Ministério Público Federal

O que determinam os colégios?

Os colégios militares obrigam que "cabelos volumosos serão usados curtos ou presos". Já os cabelos curtos podem ser soltos, o que representa, "racismo institucional com as pessoas pretas e pardas, com cabelos cabelos crespos e cacheados", diz o MPF.

A valorização do cabelo afro significa expressão de luta e faz parte da redefinição da identidade negra.
MPF, em nota

Alunos não podem se mexer demais. A instituições também proíbem comportamentos como "mexer-se excessivamente" ou "ler jornais contra a moral e bons costumes", descreve a Procuradoria.

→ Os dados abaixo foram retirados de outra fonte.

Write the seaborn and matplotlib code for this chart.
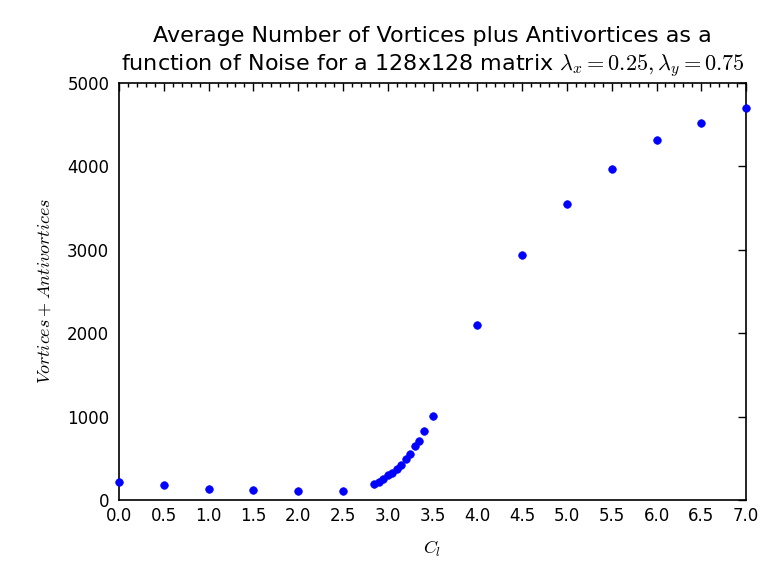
import matplotlib
matplotlib.use("Agg")
import matplotlib.pyplot as plt
import seaborn as sns
import pandas as pd
from matplotlib.ticker import MultipleLocator

noise = [0.0, 0.5, 1.0, 1.5, 2.0, 2.5, 2.85, 2.9, 2.95, 3.0, 3.05, 3.1, 3.15,
         3.2, 3.25, 3.3, 3.35, 3.4, 3.5, 4.0, 4.5, 5.0, 5.5, 6.0, 6.5, 7.0]
vortices = [211, 179, 131, 119, 104, 104, 195, 218, 247, 295, 326, 374, 422,
            489, 553, 648, 712, 823, 1002, 2092, 2934, 3548, 3968, 4307, 4519, 4698]

df = pd.DataFrame({"noise": noise, "vortices": vortices})

sns.set_style("white")
plt.rcParams["font.family"] = ["DejaVu Sans"]
plt.rcParams["mathtext.fontset"] = "cm"
plt.rcParams["text.color"] = "black"
plt.rcParams["axes.labelcolor"] = "black"
plt.rcParams["xtick.color"] = "black"
plt.rcParams["ytick.color"] = "black"

fig = plt.figure(figsize=(7.78, 5.70), dpi=100)
ax = fig.add_axes([0.153, 0.1228, 0.806, 0.7322])

sns.scatterplot(data=df, x="noise", y="vortices", ax=ax, color=(0, 0, 1),
                s=30, edgecolor=(0, 0, 1), linewidth=0.5, clip_on=False, zorder=3)

ax.set_xlim(0, 7)
ax.set_ylim(0, 5000)
ax.xaxis.set_major_locator(MultipleLocator(0.5))
ax.xaxis.set_minor_locator(MultipleLocator(0.1))
ax.yaxis.set_major_locator(MultipleLocator(1000))
ax.tick_params(which="both", direction="in", top=True, right=True,
               labelsize=12, color="black", labelcolor="black", width=1)
ax.tick_params(axis="x", pad=5)
ax.tick_params(axis="y", pad=7)
ax.tick_params(which="major", length=6)
ax.tick_params(which="minor", length=3)
for sp in ax.spines.values():
    sp.set_color("black")
    sp.set_linewidth(1.2)

ax.set_title("Average Number of Vortices plus Antivortices as a\n"
             "function of Noise for a 128x128 matrix $\\lambda_x=0.25,\\lambda_y=0.75$",
             fontsize=16, pad=9, color="black", linespacing=1.3)
ax.set_xlabel("$C_l$", fontsize=13, labelpad=10)
ax.set_ylabel("$Vortices + Antivortices$", fontsize=13, labelpad=10)

fig.savefig("out.png", dpi=100, facecolor="white")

Essas restrições estéticas seguiriam "uma visão de mundo limitada da realidade". "Sem nenhuma vantagem comprovada na experiência de aprendizado", diz o procurador Lucas Costa Almeida Dias.

Lula manda encerrar Pecim

O Pecim, que será encerrado por Lula, era um dos principais pilares do Ministério da Ecucação na gestão do ex-presidente Jair Bolsonaro (PL). As escolas serão reintegradas ao formato regular.

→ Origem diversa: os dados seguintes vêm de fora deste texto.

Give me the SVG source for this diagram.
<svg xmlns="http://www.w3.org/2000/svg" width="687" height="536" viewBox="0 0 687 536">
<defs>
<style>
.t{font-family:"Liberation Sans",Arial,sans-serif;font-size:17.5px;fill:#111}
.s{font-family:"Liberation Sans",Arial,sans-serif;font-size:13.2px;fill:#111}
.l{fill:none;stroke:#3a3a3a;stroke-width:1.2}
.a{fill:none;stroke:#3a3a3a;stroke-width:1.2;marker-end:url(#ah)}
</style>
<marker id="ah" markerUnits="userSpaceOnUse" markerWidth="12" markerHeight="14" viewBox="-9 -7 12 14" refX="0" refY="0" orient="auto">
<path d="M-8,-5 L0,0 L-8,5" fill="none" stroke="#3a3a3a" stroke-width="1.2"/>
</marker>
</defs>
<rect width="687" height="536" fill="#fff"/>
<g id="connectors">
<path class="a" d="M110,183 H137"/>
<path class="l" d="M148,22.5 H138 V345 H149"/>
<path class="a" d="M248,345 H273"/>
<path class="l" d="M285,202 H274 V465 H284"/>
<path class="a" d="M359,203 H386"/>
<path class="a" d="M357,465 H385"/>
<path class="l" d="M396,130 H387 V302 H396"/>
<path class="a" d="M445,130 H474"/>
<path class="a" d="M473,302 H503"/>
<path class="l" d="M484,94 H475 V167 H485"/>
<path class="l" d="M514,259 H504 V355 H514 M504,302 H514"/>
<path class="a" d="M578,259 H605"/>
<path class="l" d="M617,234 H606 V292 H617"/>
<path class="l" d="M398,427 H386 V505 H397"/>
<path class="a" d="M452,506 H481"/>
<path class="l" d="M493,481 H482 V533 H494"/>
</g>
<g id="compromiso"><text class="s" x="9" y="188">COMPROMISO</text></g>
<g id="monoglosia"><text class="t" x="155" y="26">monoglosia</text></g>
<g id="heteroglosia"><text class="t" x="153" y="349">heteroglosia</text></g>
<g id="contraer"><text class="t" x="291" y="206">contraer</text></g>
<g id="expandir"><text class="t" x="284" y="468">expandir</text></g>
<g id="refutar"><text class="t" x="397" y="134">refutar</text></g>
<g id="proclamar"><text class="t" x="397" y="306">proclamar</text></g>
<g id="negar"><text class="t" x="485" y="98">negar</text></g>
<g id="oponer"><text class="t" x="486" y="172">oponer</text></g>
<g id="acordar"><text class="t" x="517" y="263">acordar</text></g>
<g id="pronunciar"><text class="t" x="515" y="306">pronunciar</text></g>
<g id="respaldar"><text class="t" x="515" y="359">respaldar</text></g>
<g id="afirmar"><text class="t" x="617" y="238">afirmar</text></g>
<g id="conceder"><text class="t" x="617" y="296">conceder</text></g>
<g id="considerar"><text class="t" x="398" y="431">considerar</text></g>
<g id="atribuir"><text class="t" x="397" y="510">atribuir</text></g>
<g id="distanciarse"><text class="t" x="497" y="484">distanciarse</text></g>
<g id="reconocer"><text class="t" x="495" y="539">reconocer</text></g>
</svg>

O programa vai acabar até o final do ano, segundo documento enviado aos secretários estaduais de Educação. A gestão do Pecim é dividida entre as pastas da Educação e da Defesa.

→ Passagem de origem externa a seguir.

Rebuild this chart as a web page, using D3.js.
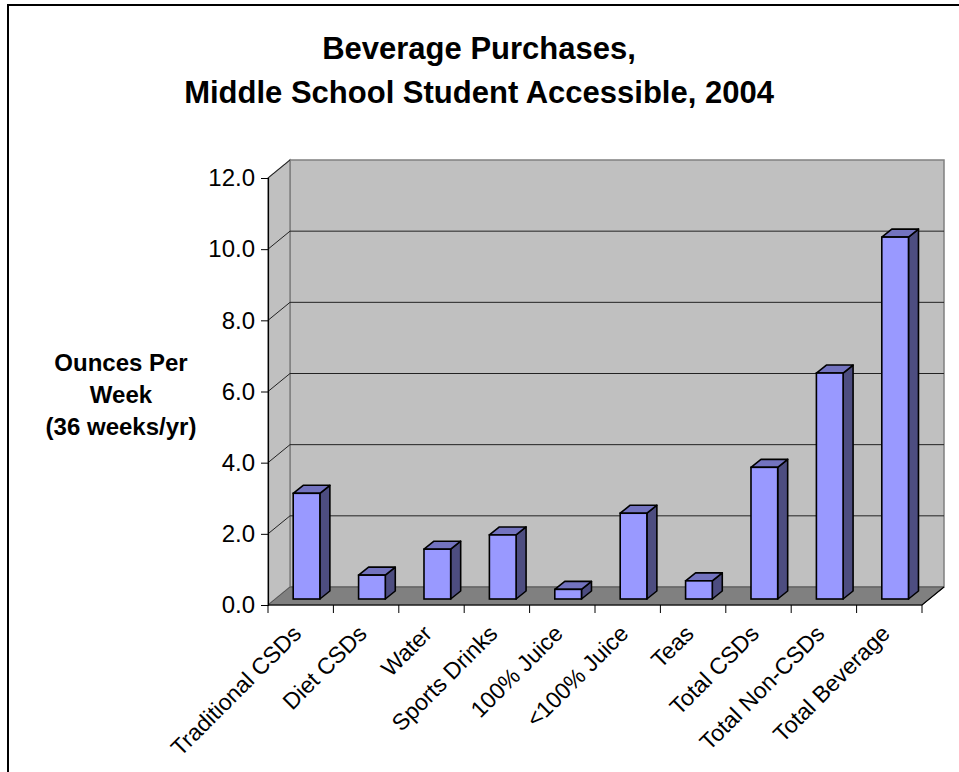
<!DOCTYPE html>
<html>
<head>
<meta charset="utf-8">
<script src="https://cdn.jsdelivr.net/npm/d3@7"></script>
<style>
  html, body { margin: 0; padding: 0; background: #fff; }
  svg { display: block; }
  text { font-family: "Liberation Sans", Arial, sans-serif; fill: #000; }
</style>
</head>
<body>
<script>
const categories = ["Traditional CSDs", "Diet CSDs", "Water", "Sports Drinks", "100% Juice",
  "<100% Juice", "Teas", "Total CSDs", "Total Non-CSDs", "Total Beverage"];
const values = [2.97, 0.67, 1.40, 1.80, 0.27, 2.41, 0.51, 3.70, 6.35, 10.17];
const yTicks = [0, 2, 4, 6, 8, 10, 12];
const titleLines = ["Beverage Purchases,", "Middle School Student Accessible, 2004"];
const yTitleLines = ["Ounces Per", "Week", "(36 weeks/yr)"];

const W = 959, H = 772;
const svg = d3.select("body").append("svg").attr("width", W).attr("height", H);

// frame
svg.append("rect").attr("x", 8).attr("y", 5).attr("width", W + 20).attr("height", H + 20)
  .attr("fill", "#fff").attr("stroke", "#000").attr("stroke-width", 2);

// 3D geometry
const x0 = 268, x1 = 922, yBase = 605, yTop = 178;
const depthX = 22, depthY = -18;
const x = d3.scaleBand().domain(categories).range([x0, x1]).padding(0);
const y = d3.scaleLinear().domain([0, 12]).range([yBase, yTop]);

// back wall
svg.append("rect")
  .attr("x", x0 + depthX).attr("y", y(12) + depthY)
  .attr("width", x1 - x0).attr("height", y(0) - y(12))
  .attr("fill", "#C0C0C0").attr("stroke", "#808080").attr("stroke-width", 1.5);

// left side wall
svg.append("polygon")
  .attr("points", [[x0, y(0)], [x0, y(12)], [x0 + depthX, y(12) + depthY], [x0 + depthX, y(0) + depthY]].join(" "))
  .attr("fill", "#C0C0C0").attr("stroke", "#808080").attr("stroke-width", 1.5);

// gridlines
const grid = yTicks.filter(v => v > 0 && v < 12);
svg.append("g").selectAll("path").data(grid).join("path")
  .attr("d", v => `M${x0},${y(v)}L${x0 + depthX},${y(v) + depthY}L${x1 + depthX},${y(v) + depthY}`)
  .attr("fill", "none").attr("stroke", "#222").attr("stroke-width", 1);
svg.append("path")
  .attr("d", `M${x0},${y(12)}L${x0 + depthX},${y(12) + depthY}`)
  .attr("fill", "none").attr("stroke", "#222").attr("stroke-width", 1);

// floor
svg.append("polygon")
  .attr("points", [[x0, y(0)], [x1, y(0)], [x1 + depthX, y(0) + depthY], [x0 + depthX, y(0) + depthY]].join(" "))
  .attr("fill", "#808080").attr("stroke", "#555").attr("stroke-width", 1);

// bars
const bw = x.bandwidth() * 0.408;
const bFrac = 1 / 3;
const bdx = 10, bdy = -8;
const shiftX = depthX * bFrac, shiftY = depthY * bFrac;
const bars = svg.append("g").selectAll("g").data(values).join("g");
const fx = (d, i) => x(categories[i]) + shiftX + (x.bandwidth() - bw) / 2 - 1.5;
const fy = d => y(d) + shiftY;
const fb = y(0) + shiftY;
bars.append("polygon")
  .attr("points", (d, i) => {
    const a = fx(d, i) + bw;
    return [[a, fy(d)], [a + bdx, fy(d) + bdy], [a + bdx, fb + bdy], [a, fb]].join(" ");
  })
  .attr("fill", "#4D4D80").attr("stroke", "#000").attr("stroke-width", 1.6).attr("stroke-linejoin", "round");
bars.append("polygon")
  .attr("points", (d, i) => {
    const a = fx(d, i);
    return [[a, fy(d)], [a + bw, fy(d)], [a + bw + bdx, fy(d) + bdy], [a + bdx, fy(d) + bdy]].join(" ");
  })
  .attr("fill", "#7373BF").attr("stroke", "#000").attr("stroke-width", 1.6).attr("stroke-linejoin", "round");
bars.append("rect")
  .attr("x", (d, i) => fx(d, i)).attr("y", d => fy(d))
  .attr("width", bw).attr("height", d => fb - fy(d))
  .attr("fill", "#9999FF").attr("stroke", "#000").attr("stroke-width", 1.6);

// front axes
const yAxis = d3.axisLeft(y).tickValues(yTicks).tickFormat(d3.format(".1f")).tickSize(7).tickPadding(6);
const gy = svg.append("g").attr("transform", `translate(${x0},0)`).call(yAxis);
gy.select(".domain").attr("stroke", "#000").attr("stroke-width", 1.2);
gy.selectAll(".tick line").attr("stroke", "#000");
gy.selectAll(".tick text").attr("font-size", 24).attr("font-family", "Liberation Sans, Arial, sans-serif").attr("fill", "#000");

svg.append("path").attr("d", `M${x0},${yBase}L${x1},${yBase}L${x1 + depthX},${yBase + depthY}`)
  .attr("fill", "none").attr("stroke", "#000").attr("stroke-width", 1.2);
const tickPos = categories.map(c => x(c)).concat([x1]);
svg.append("g").selectAll("line").data(tickPos).join("line")
  .attr("x1", d => d).attr("x2", d => d).attr("y1", yBase).attr("y2", yBase + 8)
  .attr("stroke", "#000").attr("stroke-width", 1);

// x labels
svg.append("g").selectAll("text").data(categories).join("text")
  .attr("transform", c => `translate(${x(c) + x.bandwidth() / 2 + 2},635) rotate(-45)`)
  .attr("text-anchor", "end").attr("font-size", 23).text(c => c);

// title
svg.append("text").attr("x", 479).attr("text-anchor", "middle")
  .attr("font-size", 31).attr("font-weight", "bold")
  .selectAll("tspan").data(titleLines).join("tspan")
  .attr("x", 479).attr("y", (d, i) => 59 + i * 44).text(d => d);

// y title
svg.append("text").attr("text-anchor", "middle")
  .attr("font-size", 24).attr("font-weight", "bold")
  .selectAll("tspan").data(yTitleLines).join("tspan")
  .attr("x", 121).attr("y", (d, i) => 371 + i * 32).text(d => d);
</script>
</body>
</html>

O programa induz o desvio de finalidade das atividades das Forças Armadas, invocando sua atuação em uma seara que não é sua expertise e não é condizente com seu lugar institucional no ordenamento jurídico brasileiro.
Nota técnica do MEC

O MPF afirma que a decisão anunciada ontem pelo governo "não repercute na presente ação civil pública", porque o objeto "é mais amplo". O processo também inclui as escolas públicas militares estaduais e federais, e pretende suspender, "de imediato", a as regras dos colégios em respeito "às limitações à privacidade e intimidade".

Hoje, o UOL revelou que, com o fim do Pecim, os militares da reserva que trabalham em unidades ligadas ao programa vão perder um bônus mensal de até R$ 9 mil —valor que muda de acordo com a patente. Os bônus constam em nota técnica do Ministério da Educação à qual o UOL teve acesso.